• **Problem details**:
Leaving out every picture, retype the lines below from the top through the one that contains "import plotly.graph_objects as go".

==== Collected data

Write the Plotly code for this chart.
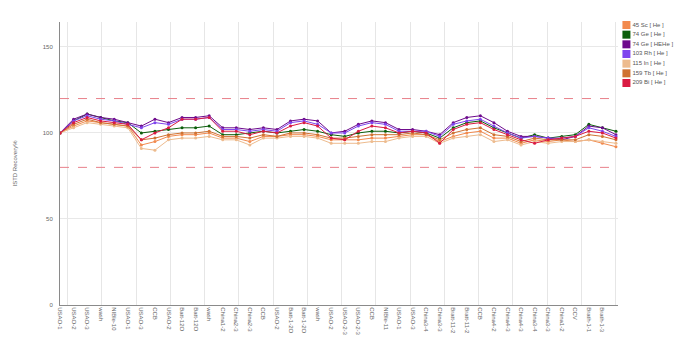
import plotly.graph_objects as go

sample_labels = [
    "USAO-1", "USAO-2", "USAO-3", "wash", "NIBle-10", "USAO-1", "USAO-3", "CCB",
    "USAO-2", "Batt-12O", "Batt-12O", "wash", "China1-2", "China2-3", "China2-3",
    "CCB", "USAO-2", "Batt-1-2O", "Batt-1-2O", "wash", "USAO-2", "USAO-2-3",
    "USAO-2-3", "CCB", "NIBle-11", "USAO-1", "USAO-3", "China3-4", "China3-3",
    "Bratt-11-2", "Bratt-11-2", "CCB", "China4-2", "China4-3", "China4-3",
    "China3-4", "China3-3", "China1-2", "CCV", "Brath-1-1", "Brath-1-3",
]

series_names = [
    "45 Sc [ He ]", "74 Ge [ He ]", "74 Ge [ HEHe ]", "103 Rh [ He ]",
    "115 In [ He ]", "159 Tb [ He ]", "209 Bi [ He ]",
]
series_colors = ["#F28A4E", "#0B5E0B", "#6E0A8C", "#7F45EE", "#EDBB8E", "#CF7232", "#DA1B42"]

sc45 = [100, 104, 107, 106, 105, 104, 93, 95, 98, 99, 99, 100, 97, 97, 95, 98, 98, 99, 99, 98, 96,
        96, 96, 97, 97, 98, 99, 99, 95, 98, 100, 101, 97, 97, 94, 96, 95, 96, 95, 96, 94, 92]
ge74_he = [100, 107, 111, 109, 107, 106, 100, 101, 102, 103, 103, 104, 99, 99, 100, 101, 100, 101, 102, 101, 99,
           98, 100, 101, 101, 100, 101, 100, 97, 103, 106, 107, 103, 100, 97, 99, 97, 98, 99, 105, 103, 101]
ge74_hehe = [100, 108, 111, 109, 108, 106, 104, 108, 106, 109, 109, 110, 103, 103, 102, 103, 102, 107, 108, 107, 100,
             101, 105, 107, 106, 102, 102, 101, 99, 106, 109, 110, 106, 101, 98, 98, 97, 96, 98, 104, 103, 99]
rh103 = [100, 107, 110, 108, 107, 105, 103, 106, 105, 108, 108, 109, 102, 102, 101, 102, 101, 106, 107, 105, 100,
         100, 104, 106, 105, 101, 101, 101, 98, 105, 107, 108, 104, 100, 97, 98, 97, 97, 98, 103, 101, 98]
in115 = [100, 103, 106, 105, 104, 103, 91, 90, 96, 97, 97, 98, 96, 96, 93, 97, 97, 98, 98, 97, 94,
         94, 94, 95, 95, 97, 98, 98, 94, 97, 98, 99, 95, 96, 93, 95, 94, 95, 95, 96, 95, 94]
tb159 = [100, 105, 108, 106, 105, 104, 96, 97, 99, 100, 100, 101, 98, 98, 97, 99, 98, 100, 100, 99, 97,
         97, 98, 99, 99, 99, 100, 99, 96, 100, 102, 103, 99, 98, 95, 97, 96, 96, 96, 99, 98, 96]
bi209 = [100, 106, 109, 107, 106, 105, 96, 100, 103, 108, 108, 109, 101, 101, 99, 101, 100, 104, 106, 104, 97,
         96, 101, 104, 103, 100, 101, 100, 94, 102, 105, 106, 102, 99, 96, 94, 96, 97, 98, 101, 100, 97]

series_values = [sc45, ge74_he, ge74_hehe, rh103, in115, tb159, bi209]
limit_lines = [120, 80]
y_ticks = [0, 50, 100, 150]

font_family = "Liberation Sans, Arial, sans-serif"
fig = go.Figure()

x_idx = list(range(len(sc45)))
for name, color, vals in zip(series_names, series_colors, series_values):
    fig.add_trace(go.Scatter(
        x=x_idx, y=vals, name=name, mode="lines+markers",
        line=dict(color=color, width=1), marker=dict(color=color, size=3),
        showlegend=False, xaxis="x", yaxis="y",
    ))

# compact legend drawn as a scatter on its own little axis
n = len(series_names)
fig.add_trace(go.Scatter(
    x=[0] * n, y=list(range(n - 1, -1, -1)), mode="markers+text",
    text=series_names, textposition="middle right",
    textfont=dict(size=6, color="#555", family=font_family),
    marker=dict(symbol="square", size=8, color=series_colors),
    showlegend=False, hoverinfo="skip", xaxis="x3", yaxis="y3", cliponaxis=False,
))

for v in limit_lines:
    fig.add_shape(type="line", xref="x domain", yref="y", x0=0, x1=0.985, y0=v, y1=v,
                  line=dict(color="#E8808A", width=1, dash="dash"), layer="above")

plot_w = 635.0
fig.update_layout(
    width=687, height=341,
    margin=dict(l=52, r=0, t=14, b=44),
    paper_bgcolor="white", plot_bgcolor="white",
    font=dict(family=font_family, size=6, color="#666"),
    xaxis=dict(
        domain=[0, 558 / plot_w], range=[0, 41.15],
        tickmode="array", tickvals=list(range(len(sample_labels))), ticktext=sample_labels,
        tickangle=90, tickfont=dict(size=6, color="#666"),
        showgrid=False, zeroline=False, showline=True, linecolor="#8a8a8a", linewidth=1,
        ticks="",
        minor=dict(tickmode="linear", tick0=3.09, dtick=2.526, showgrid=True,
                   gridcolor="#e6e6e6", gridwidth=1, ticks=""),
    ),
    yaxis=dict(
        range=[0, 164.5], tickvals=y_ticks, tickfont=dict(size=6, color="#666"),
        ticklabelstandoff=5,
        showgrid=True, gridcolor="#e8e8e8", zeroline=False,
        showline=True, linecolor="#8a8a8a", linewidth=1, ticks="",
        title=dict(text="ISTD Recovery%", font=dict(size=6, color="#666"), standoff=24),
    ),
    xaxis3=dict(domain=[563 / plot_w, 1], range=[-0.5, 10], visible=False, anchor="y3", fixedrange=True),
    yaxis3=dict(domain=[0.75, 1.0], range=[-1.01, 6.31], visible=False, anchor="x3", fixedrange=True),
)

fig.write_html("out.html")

========

• **Solution to the exercise**:
Write the Plotly code for this chart.
import plotly.graph_objects as go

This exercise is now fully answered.